I've had a lot of thoughts these past few weeks, especially in relation to Braden and his impact on my life and my spiritual situation. I've been trying to put my finger on something that I know is significant, but I haven't been able to figure out what it is. Today I was sitting in sacrament meeting during the passing of the sacrament and I was praying. I was praying to God and thanking him for everything I could think of, for the kindness of my bishop, for the atonement of Christ, and for His love that I've been feeling more abundantly now than I have since moving to Provo. During this prayer it hit me; I finally knew what it was that I had been trying to figure out.
I now know why I was so infatuated with Braden and why I was so blind to the severity of my situation and to all the red flags. I've been lonely ever since I moved to Utah. Because of this loneliness, I've been depressed. I've been longing for friendship and the intimacy that comes with having people know you, but I spent my whole first year here looking in the wrong place for someone to fill that void.
When I first moved to Provo, as you know, I ended up kissing a LOT of guys. I formed these superficial, lustful relationships that ended up being fleeting. They momentarily filled the need I have to be close to people and left me feeling worse than before after they ended. This made me desperate. I searched harder to find someone to eliminate my loneliness, which drove me to act in ways that I know I shouldn't have.
Braden came into my life right after I had moved to my very own apartment, sans roommates. I was working two jobs, which included working on Sundays. I wasn't as involved in my ward as I wanted to be and I justified not going with being too busy. Then this handsome, fun, kind young man came into my life and he made me feel needed. He called me every day and wanted to talk to me about his life and rely on my advice in times of trial. He slipped so quickly and easily into that void I had that I didn't even notice how poisonous his presence was for my spirit. His sweet words and comforting kiss masked the darkness he brought with him.
As our relationship progressed, I felt consumed with it. It became my life and I threw myself into it completely, without abandon. Braden needed fixing and caring for and I needed someone to care for and fix. I felt as though he gave me purpose and he was ridding me of the heavy feeling of being alone. But the cure for loneliness isn't to attach yourself to the first person who comes into your life.
I know I saw red flags. I wanted to make other friends in order to feel more fulfilled, but Braden didn't like that. He didn't like when I chose to spend time with my one good girlfriend in Utah. He guilt tripped me when I voiced concern about our physical relationship. He made me feel as though my opinion didn't matter and that I was in the wrong for thinking it did.
I refused to accept that things weren't the way I wanted them to be! I was stubborn and convinced myself that it was better to pretend to be happy with Braden than it was to be alone. I had spent so much time being depressed and miserable while being alone that I was settling for a relationship that was ruining me.
Ever since Braden and I broke up and I started working with my bishop to get back where I need to be, I've had my eyes opened. Loneliness is a powerful tool of Satan. He uses it as a door to sneak in undetected.
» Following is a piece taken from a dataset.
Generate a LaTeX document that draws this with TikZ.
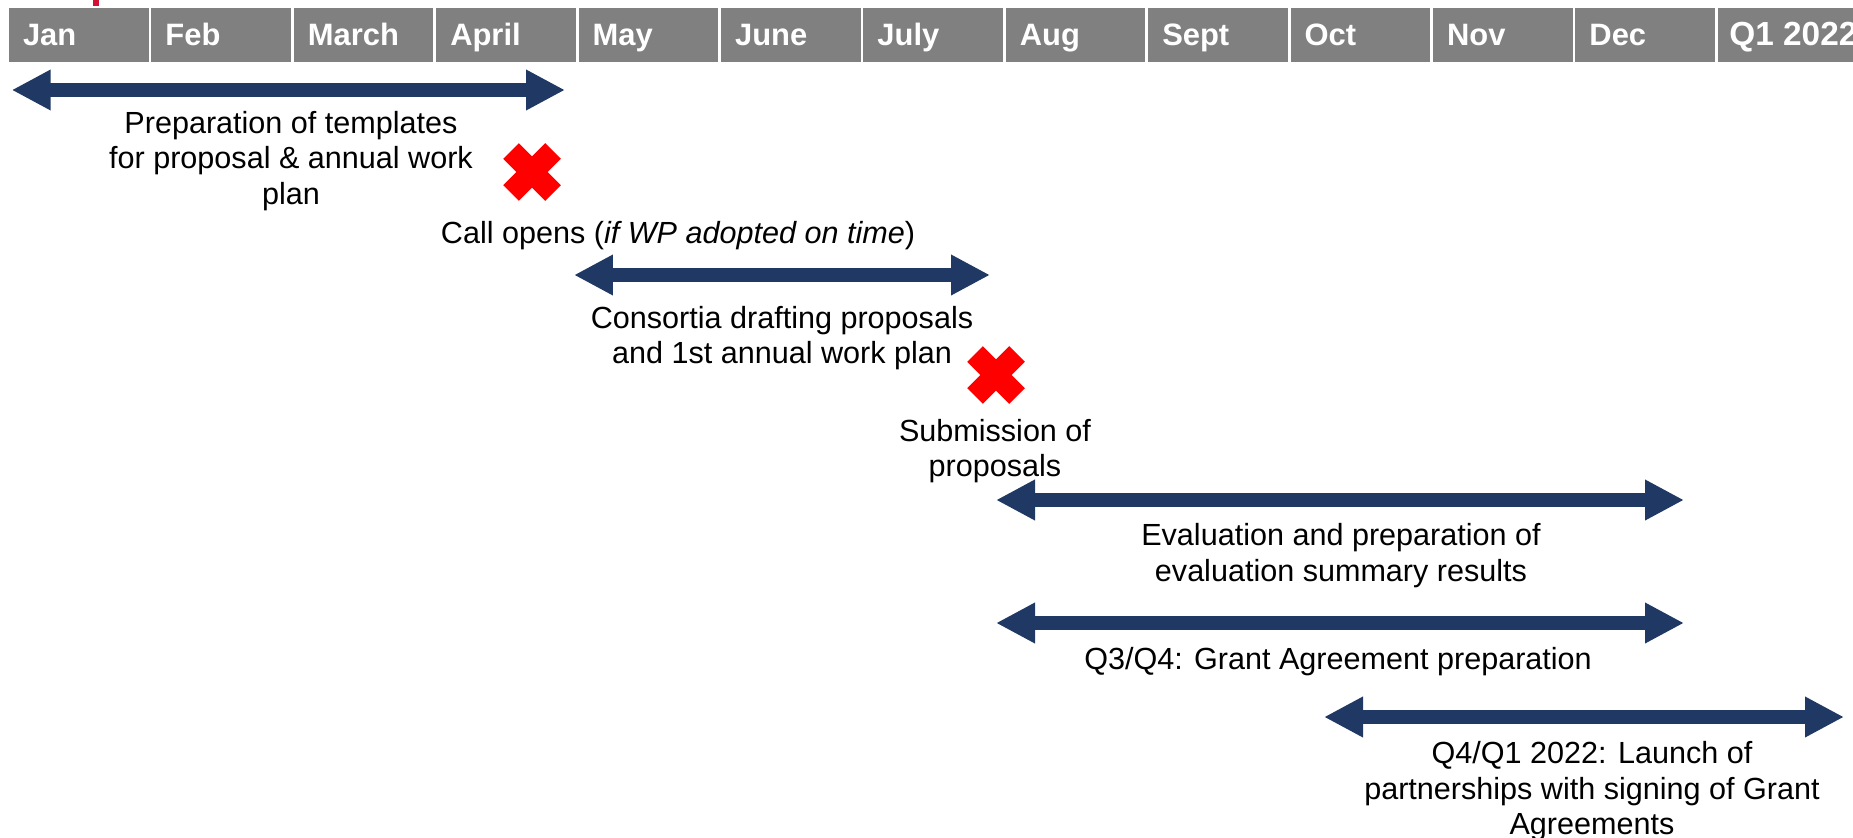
\documentclass[tikz,border=0pt]{standalone}
\usepackage{fontspec}
\setmainfont{Liberation Sans}
\usetikzlibrary{arrows.meta}

\definecolor{navy}{RGB}{32,56,100}
\definecolor{headgray}{RGB}{128,128,128}
\definecolor{xred}{RGB}{255,0,0}
\definecolor{titlered}{RGB}{210,16,52}

\tikzset{
  monthcell/.style={fill=headgray},
  monthlabel/.style={text=white,font=\bfseries\fontsize{17.6}{20}\selectfont,inner sep=0pt,anchor=base west},
  phase/.style={draw=navy,line width=2.8mm,{Triangle[length=7.8mm,width=7.6mm]}-{Triangle[length=7.8mm,width=7.6mm]}},
  note/.style={align=center,font=\fontsize{17.4}{20.2}\selectfont,inner sep=0pt},
  xmark/.pic={\draw[xred,line width=4.4mm] (-21,-21) -- (21,21) (-21,21) -- (21,-21);},
}

\begin{document}
\begin{tikzpicture}[x=0.02cm,y=-0.02cm]
  \useasboundingbox (0,0) rectangle (1853,838);
  \clip (0,0) rectangle (1853,838);

  % cut-off title
  \fill[titlered] (92.5,0) rectangle (98.5,6);

  % months
  \foreach \m [count=\i from 0] in {Jan,Feb,March,April,May,June,July,Aug,Sept,Oct,Nov,Dec} {
    \fill[monthcell] (9+142.4*\i,8) rectangle ++(139.6,54);
    \node[monthlabel] (mon\i) at (22.7+142.4*\i,45.7) {\m};
  }
  \fill[monthcell] (1717.8,8) rectangle (1860,62);
  \node[monthlabel,font=\bfseries\fontsize{19}{22}\selectfont] (q1) at (1729,45.7) {Q1 2022};

  % phases
  \coordinate (prepL) at (11.7,90);   \coordinate (prepR) at (565,90);
  \coordinate (draftL) at (574,275);  \coordinate (draftR) at (990,275);
  \coordinate (evalL) at (996,500);   \coordinate (evalR) at (1684,500);
  \coordinate (grantL) at (996,623);  \coordinate (grantR) at (1684,623);
  \coordinate (launchL) at (1324,717); \coordinate (launchR) at (1844,717);

  \draw[phase] (prepL) -- (prepR);
  \draw[phase] (draftL) -- (draftR);
  \draw[phase] (evalL) -- (evalR);
  \draw[phase] (grantL) -- (grantR);
  \draw[phase] (launchL) -- (launchR);

  % milestones
  \coordinate (open) at (532,172);
  \coordinate (submit) at (996,375);
  \pic at (open) {xmark};
  \pic at (submit) {xmark};

  \node[note] (prep) at (291,161) {Preparation of templates\\for proposal \& annual work\\plan};
  \node[note] (call) at (678,235.5) {Call opens (\textit{if WP adopted on time})};
  \node[note] (draft) at (782,338) {Consortia drafting proposals\\and 1st annual work plan};
  \node[note] (sub) at (995,451) {Submission of\\proposals};
  \node[note] (eval) at (1341,555.5) {Evaluation and preparation of\\evaluation summary results};
  \node[note] (grant) at (1338,661.5) {Q3/Q4: Grant Agreement preparation};
  \node[note] (launch) at (1592,791.5) {Q4/Q1 2022: Launch of\\partnerships with signing of Grant\\Agreements};
\end{tikzpicture}
\end{document}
He will break you down with it. But it doesn't have to be that way! Loneliness isn't something you HAVE to be afflicted with, especially within the church. If you're lonely, get out there and make friends! Don't expect friends to come find you, because nothing in life happens if you're passive.
Make things happen. Get out of your lonely hole and find happiness. Don't become complacent with being lonely and let it drive you to self destructive behavior.
The truth about loneliness is this: you are in control. You can change your situation. Don't settle for loneliness, DEMAND happiness!
Aw Leslie I'm so sorry! You deserve someone that will always treat you like a queen!! You can do it!